* START Source excerpt *

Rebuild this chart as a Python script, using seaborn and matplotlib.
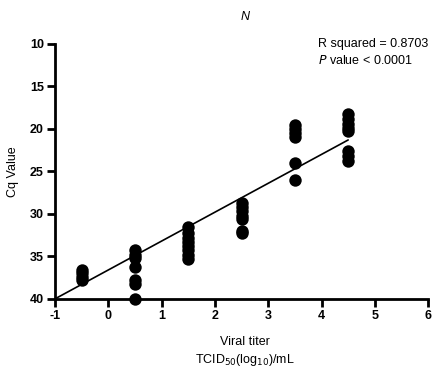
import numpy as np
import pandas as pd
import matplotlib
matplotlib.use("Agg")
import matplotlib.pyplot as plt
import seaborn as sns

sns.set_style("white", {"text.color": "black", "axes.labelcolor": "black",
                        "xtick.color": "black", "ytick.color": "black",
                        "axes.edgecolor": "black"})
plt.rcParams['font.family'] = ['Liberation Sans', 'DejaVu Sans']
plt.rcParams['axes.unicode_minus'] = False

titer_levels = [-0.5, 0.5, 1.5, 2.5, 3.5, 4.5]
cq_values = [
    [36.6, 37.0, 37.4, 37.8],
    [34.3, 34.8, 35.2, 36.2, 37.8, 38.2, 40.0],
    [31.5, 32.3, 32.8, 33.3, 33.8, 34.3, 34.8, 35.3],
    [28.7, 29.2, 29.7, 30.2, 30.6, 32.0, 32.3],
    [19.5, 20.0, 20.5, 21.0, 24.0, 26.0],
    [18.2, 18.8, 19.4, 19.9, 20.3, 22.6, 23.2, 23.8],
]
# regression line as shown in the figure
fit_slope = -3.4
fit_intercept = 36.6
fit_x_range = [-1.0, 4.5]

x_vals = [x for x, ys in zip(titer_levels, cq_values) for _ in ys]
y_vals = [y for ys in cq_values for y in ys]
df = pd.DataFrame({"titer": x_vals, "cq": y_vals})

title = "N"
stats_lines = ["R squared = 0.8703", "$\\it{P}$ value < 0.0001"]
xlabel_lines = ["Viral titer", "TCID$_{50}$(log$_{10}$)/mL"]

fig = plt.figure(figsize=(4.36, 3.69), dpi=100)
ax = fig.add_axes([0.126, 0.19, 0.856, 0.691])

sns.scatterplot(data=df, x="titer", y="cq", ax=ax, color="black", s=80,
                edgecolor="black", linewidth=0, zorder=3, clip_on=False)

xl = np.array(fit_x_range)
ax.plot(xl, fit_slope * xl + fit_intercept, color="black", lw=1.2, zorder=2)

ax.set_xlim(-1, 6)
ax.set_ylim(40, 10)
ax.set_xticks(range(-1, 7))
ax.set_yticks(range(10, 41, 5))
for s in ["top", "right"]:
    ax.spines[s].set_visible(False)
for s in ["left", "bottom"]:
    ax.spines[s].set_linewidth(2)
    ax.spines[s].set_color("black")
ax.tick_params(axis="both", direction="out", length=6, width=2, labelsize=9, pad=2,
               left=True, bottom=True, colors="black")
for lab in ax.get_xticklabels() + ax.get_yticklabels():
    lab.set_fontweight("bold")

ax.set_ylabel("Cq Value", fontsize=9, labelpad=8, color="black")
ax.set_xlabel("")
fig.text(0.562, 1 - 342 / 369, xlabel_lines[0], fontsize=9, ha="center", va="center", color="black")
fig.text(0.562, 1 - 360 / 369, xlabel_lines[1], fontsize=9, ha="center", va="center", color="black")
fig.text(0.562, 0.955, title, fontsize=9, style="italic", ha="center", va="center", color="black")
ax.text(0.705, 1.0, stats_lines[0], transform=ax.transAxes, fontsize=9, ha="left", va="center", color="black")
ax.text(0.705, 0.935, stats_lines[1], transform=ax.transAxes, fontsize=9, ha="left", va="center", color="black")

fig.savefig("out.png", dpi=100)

* END Source excerpt *

- Stated exercise -
Pull out all lines in the data above that include "seaborn".

- Answer below -
Rebuild this chart as a Python script, using seaborn and matplotlib.
import seaborn as sns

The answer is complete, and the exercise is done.